** START OF Given information **

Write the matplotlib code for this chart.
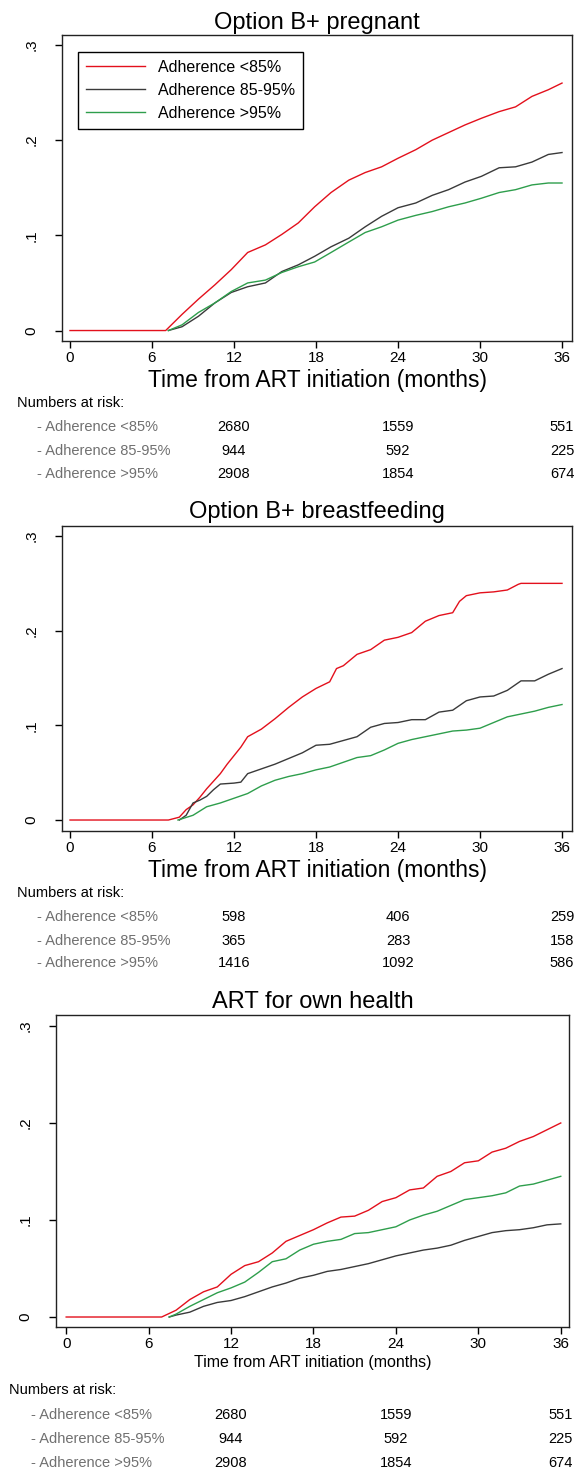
import numpy as np
import matplotlib
matplotlib.use("Agg")
import matplotlib.pyplot as plt
import matplotlib.transforms as mtransforms

plt.rcParams['font.family'] = ['Liberation Sans', 'DejaVu Sans']

# ---- data ----
titles = ["Option B+ pregnant", "Option B+ breastfeeding", "ART for own health"]
series_names = ["Adherence <85%", "Adherence 85-95%", "Adherence >95%"]
risk_months = [12, 24, 36]

# Option B+ pregnant
t1_red = [0, 7.0, 8.2, 9.4, 10.6, 11.8, 13.0, 14.3, 15.5, 16.7, 17.9, 19.1, 20.4,
          21.6, 22.8, 24.0, 25.3, 26.5, 27.7, 28.9, 30.1, 31.4, 32.6, 33.8, 35.0, 36.0]
red1 = [0, 0, .017, .033, .048, .064, .082, .090, .101, .113, .130, .145, .158,
        .166, .172, .181, .190, .200, .208, .216, .223, .230, .235, .246, .253, .260]
t1_oth = [7.2, 8.2, 9.4, 10.6, 11.8, 13.0, 14.3, 15.5, 16.7, 17.9, 19.1, 20.4,
          21.6, 22.8, 24.0, 25.3, 26.5, 27.7, 28.9, 30.1, 31.4, 32.6, 33.8, 35.0, 36.0]
blk1 = [0, .004, .015, .029, .040, .046, .050, .062, .069, .078, .088, .097,
        .109, .120, .129, .134, .142, .148, .156, .162, .171, .172, .177, .185, .187]
grn1 = [0, .006, .019, .029, .041, .050, .053, .061, .067, .072, .082, .093,
        .103, .109, .116, .121, .125, .130, .134, .139, .145, .148, .153, .155, .155]
risk1 = [[2680, 1559, 551], [944, 592, 225], [2908, 1854, 674]]

# Option B+ breastfeeding
t2_red = [0, 7.2, 8, 8.5, 9, 9.5, 10, 10.5, 11, 11.5, 12, 12.5, 13, 14, 15, 16, 17, 18, 19,
          19.5, 20, 21, 22, 23, 24, 25, 26, 27, 28, 28.5, 29, 30, 31, 32, 32.8, 33, 36]
red2 = [0, 0, .003, .011, .016, .024, .033, .041, .049, .059, .068, .077, .088, .096, .107,
        .119, .130, .139, .146, .160, .163, .175, .180, .190, .193, .198, .210, .216, .219,
        .231, .237, .240, .241, .243, .249, .250, .250]
t2_blk = [8, 8.5, 9, 9.5, 10, 10.5, 11, 12, 12.5, 13, 14, 15, 16, 17, 18, 19, 20, 21, 22,
          23, 24, 25, 26, 27, 28, 29, 30, 31, 32, 33, 34, 35, 36]
blk2 = [0, .005, .018, .021, .025, .032, .038, .039, .040, .049, .054, .059, .065, .071,
        .079, .080, .084, .088, .098, .102, .103, .106, .106, .114, .116, .126, .130, .131,
        .137, .147, .147, .154, .160]
t2_grn = [7.9, 9, 10, 11, 12, 13, 14, 15, 16, 17, 18, 19, 20, 21, 22, 23, 24, 25, 26, 27,
          28, 29, 30, 31, 32, 33, 34, 35, 36]
grn2 = [0, .005, .014, .018, .023, .028, .036, .042, .046, .049, .053, .056, .061, .066,
        .068, .074, .081, .085, .088, .091, .094, .095, .097, .103, .109, .112, .115, .119, .122]
risk2 = [[598, 406, 259], [365, 283, 158], [1416, 1092, 586]]

# ART for own health
t3_red = [0, 6.95, 8, 9, 10, 11, 12, 13, 14, 15, 16, 17, 18, 19, 20, 21, 22, 23, 24, 25,
          26, 27, 28, 29, 30, 31, 32, 33, 34, 35, 36]
red3 = [0, 0, .007, .018, .026, .031, .044, .053, .057, .066, .078, .084, .090, .097, .103,
        .104, .110, .119, .123, .131, .133, .145, .150, .159, .161, .170, .174, .181, .186,
        .193, .200]
t3_oth = [7.5, 8, 9, 10, 11, 12, 13, 14, 15, 16, 17, 18, 19, 20, 21, 22, 23, 24, 25, 26,
          27, 28, 29, 30, 31, 32, 33, 34, 35, 36]
blk3 = [0, .002, .005, .011, .015, .017, .021, .026, .031, .035, .040, .043, .047, .049,
        .052, .055, .059, .063, .066, .069, .071, .074, .079, .083, .087, .089, .090, .092,
        .095, .096]
grn3 = [0, .003, .011, .018, .025, .030, .036, .046, .057, .060, .069, .075, .078, .080,
        .086, .087, .090, .093, .100, .105, .109, .115, .121, .123, .125, .128, .135, .137,
        .141, .145]
risk3 = [[2680, 1559, 551], [944, 592, 225], [2908, 1854, 674]]

colors = ['#e3101c', '#3a3a3a', '#2e9e4c']

W, H = 576, 1472
fig = plt.figure(figsize=(W / 100, H / 100), dpi=100)

# pixel layout: axes box, limits, text rows
panels = [
    dict(box=(62, 35, 572, 341), xlim=(-0.585, 36.73), ylim=(-0.011, 0.3105),
         title_y=29, xlab_y=380, xlab_fs=16.5, nar=(16.6, 402.7), row_x=37,
         rows=(426.7, 450.7, 474)),
    dict(box=(62, 526, 572, 831), xlim=(-0.585, 36.73), ylim=(-0.0116, 0.3106),
         title_y=518, xlab_y=870, xlab_fs=16.5, nar=(16.6, 892.7), row_x=37,
         rows=(916.7, 940.7, 962.7)),
    dict(box=(56, 1015, 569, 1327), xlim=(-0.74, 36.6), ylim=(-0.0103, 0.3113),
         title_y=1008, xlab_y=1362.7, xlab_fs=11.5, nar=(9.2, 1390), row_x=31,
         rows=(1415, 1439.3, 1462.7)),
]
curves = [
    [(t1_red, red1), (t1_oth, blk1), (t1_oth, grn1)],
    [(t2_red, red2), (t2_blk, blk2), (t2_grn, grn2)],
    [(t3_red, red3), (t3_oth, blk3), (t3_oth, grn3)],
]
risks = [risk1, risk2, risk3]

for i, p in enumerate(panels):
    l, t, r, b = p['box']
    ax = fig.add_axes([l / W, 1 - b / H, (r - l) / W, (b - t) / H])
    for (tt, vv), c, name in zip(curves[i], colors, series_names):
        ax.plot(tt, vv, color=c, lw=1.0, label=name)
    ax.set_xlim(*p['xlim'])
    ax.set_ylim(*p['ylim'])
    ax.set_xticks([0, 6, 12, 18, 24, 30, 36])
    ax.set_yticks([0, .1, .2, .3])
    ax.set_yticklabels(['0', '.1', '.2', '.3'], rotation=90, va='center')
    ax.tick_params(axis='x', length=5, width=1, pad=2.5, labelsize=11)
    ax.tick_params(axis='y', length=5, width=1, pad=12, labelsize=11)
    for s in ax.spines.values():
        s.set_linewidth(1.0)
        s.set_color('#222222')

    fig.text((l + r) / 2 / W, 1 - p['title_y'] / H, titles[i], ha='center',
             va='baseline', fontsize=17)
    fig.text((l + r) / 2 / W, 1 - p['xlab_y'] / H, "Time from ART initiation (months)",
             ha='center', va='center', fontsize=p['xlab_fs'])
    fig.text(p['nar'][0] / W, 1 - p['nar'][1] / H, "Numbers at risk:", ha='left',
             va='center', fontsize=10.5)
    trans = mtransforms.blended_transform_factory(ax.transData, fig.transFigure)
    for j, name in enumerate(series_names):
        y = 1 - p['rows'][j] / H
        fig.text(p['row_x'] / W, y, "- " + name, ha='left', va='center',
                 fontsize=10.5, color='#707070')
        for m, n in zip(risk_months, risks[i][j]):
            ax.text(m, y, str(n), transform=trans, ha='center', va='center',
                    fontsize=10.5, clip_on=False)

    if i == 0:
        ax.legend(loc='upper left', bbox_to_anchor=(0.031, 0.945), borderaxespad=0,
                  fontsize=11.5, handlelength=3.7, handletextpad=0.8, labelspacing=0.5,
                  borderpad=0.5, fancybox=False, framealpha=1, edgecolor='black')

fig.savefig("out.png", dpi=100)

** END OF Given information **

Quote, please, every line of the material above from its start through the line that has "risk1 = [[2680, 1559, 551], [944, 592, 225], [2908, 1854, 674]]", reproducing the words exactly and dropping any images.

__Output for this exercise__:
Write the matplotlib code for this chart.
import numpy as np
import matplotlib
matplotlib.use("Agg")
import matplotlib.pyplot as plt
import matplotlib.transforms as mtransforms

plt.rcParams['font.family'] = ['Liberation Sans', 'DejaVu Sans']

# ---- data ----
titles = ["Option B+ pregnant", "Option B+ breastfeeding", "ART for own health"]
series_names = ["Adherence <85%", "Adherence 85-95%", "Adherence >95%"]
risk_months = [12, 24, 36]

# Option B+ pregnant
t1_red = [0, 7.0, 8.2, 9.4, 10.6, 11.8, 13.0, 14.3, 15.5, 16.7, 17.9, 19.1, 20.4,
          21.6, 22.8, 24.0, 25.3, 26.5, 27.7, 28.9, 30.1, 31.4, 32.6, 33.8, 35.0, 36.0]
red1 = [0, 0, .017, .033, .048, .064, .082, .090, .101, .113, .130, .145, .158,
        .166, .172, .181, .190, .200, .208, .216, .223, .230, .235, .246, .253, .260]
t1_oth = [7.2, 8.2, 9.4, 10.6, 11.8, 13.0, 14.3, 15.5, 16.7, 17.9, 19.1, 20.4,
          21.6, 22.8, 24.0, 25.3, 26.5, 27.7, 28.9, 30.1, 31.4, 32.6, 33.8, 35.0, 36.0]
blk1 = [0, .004, .015, .029, .040, .046, .050, .062, .069, .078, .088, .097,
        .109, .120, .129, .134, .142, .148, .156, .162, .171, .172, .177, .185, .187]
grn1 = [0, .006, .019, .029, .041, .050, .053, .061, .067, .072, .082, .093,
        .103, .109, .116, .121, .125, .130, .134, .139, .145, .148, .153, .155, .155]
risk1 = [[2680, 1559, 551], [944, 592, 225], [2908, 1854, 674]]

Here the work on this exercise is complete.